What the task requires: Return all of the data exactly, with nothing left out but the pictures.

Data segment:
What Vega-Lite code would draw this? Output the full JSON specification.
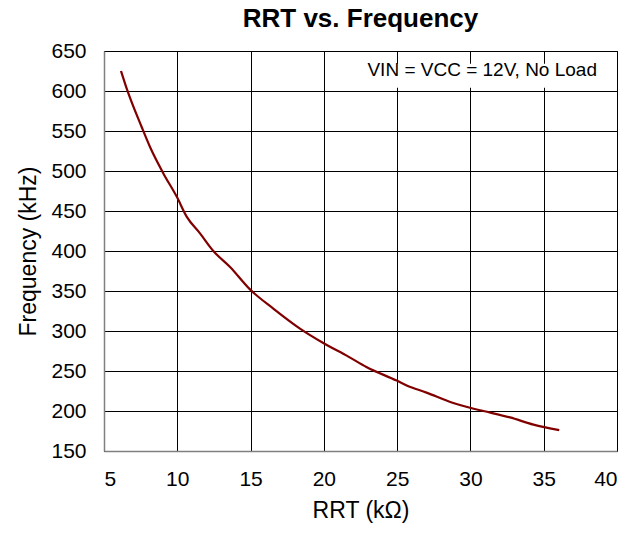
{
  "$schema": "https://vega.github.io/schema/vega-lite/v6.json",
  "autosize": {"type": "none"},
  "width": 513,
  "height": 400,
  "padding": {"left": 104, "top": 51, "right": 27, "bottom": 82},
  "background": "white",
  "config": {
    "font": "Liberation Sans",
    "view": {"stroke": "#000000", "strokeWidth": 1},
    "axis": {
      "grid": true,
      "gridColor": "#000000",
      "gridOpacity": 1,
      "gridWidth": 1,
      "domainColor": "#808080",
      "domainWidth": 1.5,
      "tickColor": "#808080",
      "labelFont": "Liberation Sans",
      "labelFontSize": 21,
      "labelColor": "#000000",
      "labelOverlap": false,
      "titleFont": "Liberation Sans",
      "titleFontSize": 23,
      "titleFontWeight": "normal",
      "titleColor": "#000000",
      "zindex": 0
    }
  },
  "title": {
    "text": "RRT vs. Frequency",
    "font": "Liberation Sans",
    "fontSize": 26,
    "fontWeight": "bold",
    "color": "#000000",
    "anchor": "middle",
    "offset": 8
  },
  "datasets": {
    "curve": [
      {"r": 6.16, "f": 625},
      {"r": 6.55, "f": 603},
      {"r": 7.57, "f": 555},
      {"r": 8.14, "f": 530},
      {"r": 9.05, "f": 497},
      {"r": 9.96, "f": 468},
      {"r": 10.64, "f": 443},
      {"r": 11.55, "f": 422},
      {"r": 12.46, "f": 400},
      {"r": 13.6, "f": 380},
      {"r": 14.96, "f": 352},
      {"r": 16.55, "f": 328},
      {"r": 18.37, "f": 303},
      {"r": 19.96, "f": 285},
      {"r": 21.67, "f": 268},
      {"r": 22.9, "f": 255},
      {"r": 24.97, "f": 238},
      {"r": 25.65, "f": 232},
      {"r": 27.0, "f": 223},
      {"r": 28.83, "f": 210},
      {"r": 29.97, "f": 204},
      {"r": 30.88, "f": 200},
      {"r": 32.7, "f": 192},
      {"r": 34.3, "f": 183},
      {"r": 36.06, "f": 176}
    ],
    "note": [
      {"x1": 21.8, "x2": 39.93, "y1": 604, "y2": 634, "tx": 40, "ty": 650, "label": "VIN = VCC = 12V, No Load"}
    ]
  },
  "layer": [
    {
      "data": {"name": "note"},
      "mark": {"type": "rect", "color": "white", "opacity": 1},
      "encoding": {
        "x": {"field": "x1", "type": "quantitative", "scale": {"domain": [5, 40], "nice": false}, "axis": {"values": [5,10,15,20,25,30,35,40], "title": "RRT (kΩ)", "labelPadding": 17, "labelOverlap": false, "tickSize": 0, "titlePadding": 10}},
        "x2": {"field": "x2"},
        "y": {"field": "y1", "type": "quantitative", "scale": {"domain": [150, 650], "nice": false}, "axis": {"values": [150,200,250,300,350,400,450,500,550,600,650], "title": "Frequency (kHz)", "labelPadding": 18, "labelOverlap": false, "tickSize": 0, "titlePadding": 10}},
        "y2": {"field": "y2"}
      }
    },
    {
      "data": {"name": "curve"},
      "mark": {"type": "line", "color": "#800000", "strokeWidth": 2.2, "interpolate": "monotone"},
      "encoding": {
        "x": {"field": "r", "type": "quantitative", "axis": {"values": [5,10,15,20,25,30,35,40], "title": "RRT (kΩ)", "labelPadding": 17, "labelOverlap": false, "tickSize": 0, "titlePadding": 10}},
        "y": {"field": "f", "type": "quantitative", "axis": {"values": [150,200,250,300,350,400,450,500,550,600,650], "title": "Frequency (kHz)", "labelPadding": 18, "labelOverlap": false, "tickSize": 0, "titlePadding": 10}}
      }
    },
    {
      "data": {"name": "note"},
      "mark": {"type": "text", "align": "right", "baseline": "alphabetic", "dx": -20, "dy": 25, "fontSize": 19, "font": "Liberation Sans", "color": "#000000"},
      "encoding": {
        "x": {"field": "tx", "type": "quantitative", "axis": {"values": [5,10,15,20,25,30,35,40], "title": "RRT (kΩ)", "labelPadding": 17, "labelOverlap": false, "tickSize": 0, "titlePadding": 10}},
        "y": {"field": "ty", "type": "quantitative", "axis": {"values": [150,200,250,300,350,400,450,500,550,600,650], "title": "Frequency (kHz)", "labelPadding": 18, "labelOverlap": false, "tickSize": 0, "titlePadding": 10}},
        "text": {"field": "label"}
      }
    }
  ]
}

Task answer:
What Vega-Lite code would draw this? Output the full JSON specification.
{
  "$schema": "https://vega.github.io/schema/vega-lite/v6.json",
  "autosize": {"type": "none"},
  "width": 513,
  "height": 400,
  "padding": {"left": 104, "top": 51, "right": 27, "bottom": 82},
  "background": "white",
  "config": {
    "font": "Liberation Sans",
    "view": {"stroke": "#000000", "strokeWidth": 1},
    "axis": {
      "grid": true,
      "gridColor": "#000000",
      "gridOpacity": 1,
      "gridWidth": 1,
      "domainColor": "#808080",
      "domainWidth": 1.5,
      "tickColor": "#808080",
      "labelFont": "Liberation Sans",
      "labelFontSize": 21,
      "labelColor": "#000000",
      "labelOverlap": false,
      "titleFont": "Liberation Sans",
      "titleFontSize": 23,
      "titleFontWeight": "normal",
      "titleColor": "#000000",
      "zindex": 0
    }
  },
  "title": {
    "text": "RRT vs. Frequency",
    "font": "Liberation Sans",
    "fontSize": 26,
    "fontWeight": "bold",
    "color": "#000000",
    "anchor": "middle",
    "offset": 8
  },
  "datasets": {
    "curve": [
      {"r": 6.16, "f": 625},
      {"r": 6.55, "f": 603},
      {"r": 7.57, "f": 555},
      {"r": 8.14, "f": 530},
      {"r": 9.05, "f": 497},
      {"r": 9.96, "f": 468},
      {"r": 10.64, "f": 443},
      {"r": 11.55, "f": 422},
      {"r": 12.46, "f": 400},
      {"r": 13.6, "f": 380},
      {"r": 14.96, "f": 352},
      {"r": 16.55, "f": 328},
      {"r": 18.37, "f": 303},
      {"r": 19.96, "f": 285},
      {"r": 21.67, "f": 268},
      {"r": 22.9, "f": 255},
      {"r": 24.97, "f": 238},
      {"r": 25.65, "f": 232},
      {"r": 27.0, "f": 223},
      {"r": 28.83, "f": 210},
      {"r": 29.97, "f": 204},
      {"r": 30.88, "f": 200},
      {"r": 32.7, "f": 192},
      {"r": 34.3, "f": 183},
      {"r": 36.06, "f": 176}
    ],
    "note": [
      {"x1": 21.8, "x2": 39.93, "y1": 604, "y2": 634, "tx": 40, "ty": 650, "label": "VIN = VCC = 12V, No Load"}
    ]
  },
  "layer": [
    {
      "data": {"name": "note"},
      "mark": {"type": "rect", "color": "white", "opacity": 1},
      "encoding": {
        "x": {"field": "x1", "type": "quantitative", "scale": {"domain": [5, 40], "nice": false}, "axis": {"values": [5,10,15,20,25,30,35,40], "title": "RRT (kΩ)", "labelPadding": 17, "labelOverlap": false, "tickSize": 0, "titlePadding": 10}},
        "x2": {"field": "x2"},
        "y": {"field": "y1", "type": "quantitative", "scale": {"domain": [150, 650], "nice": false}, "axis": {"values": [150,200,250,300,350,400,450,500,550,600,650], "title": "Frequency (kHz)", "labelPadding": 18, "labelOverlap": false, "tickSize": 0, "titlePadding": 10}},
        "y2": {"field": "y2"}
      }
    },
    {
      "data": {"name": "curve"},
      "mark": {"type": "line", "color": "#800000", "strokeWidth": 2.2, "interpolate": "monotone"},
      "encoding": {
        "x": {"field": "r", "type": "quantitative", "axis": {"values": [5,10,15,20,25,30,35,40], "title": "RRT (kΩ)", "labelPadding": 17, "labelOverlap": false, "tickSize": 0, "titlePadding": 10}},
        "y": {"field": "f", "type": "quantitative", "axis": {"values": [150,200,250,300,350,400,450,500,550,600,650], "title": "Frequency (kHz)", "labelPadding": 18, "labelOverlap": false, "tickSize": 0, "titlePadding": 10}}
      }
    },
    {
      "data": {"name": "note"},
      "mark": {"type": "text", "align": "right", "baseline": "alphabetic", "dx": -20, "dy": 25, "fontSize": 19, "font": "Liberation Sans", "color": "#000000"},
      "encoding": {
        "x": {"field": "tx", "type": "quantitative", "axis": {"values": [5,10,15,20,25,30,35,40], "title": "RRT (kΩ)", "labelPadding": 17, "labelOverlap": false, "tickSize": 0, "titlePadding": 10}},
        "y": {"field": "ty", "type": "quantitative", "axis": {"values": [150,200,250,300,350,400,450,500,550,600,650], "title": "Frequency (kHz)", "labelPadding": 18, "labelOverlap": false, "tickSize": 0, "titlePadding": 10}},
        "text": {"field": "label"}
      }
    }
  ]
}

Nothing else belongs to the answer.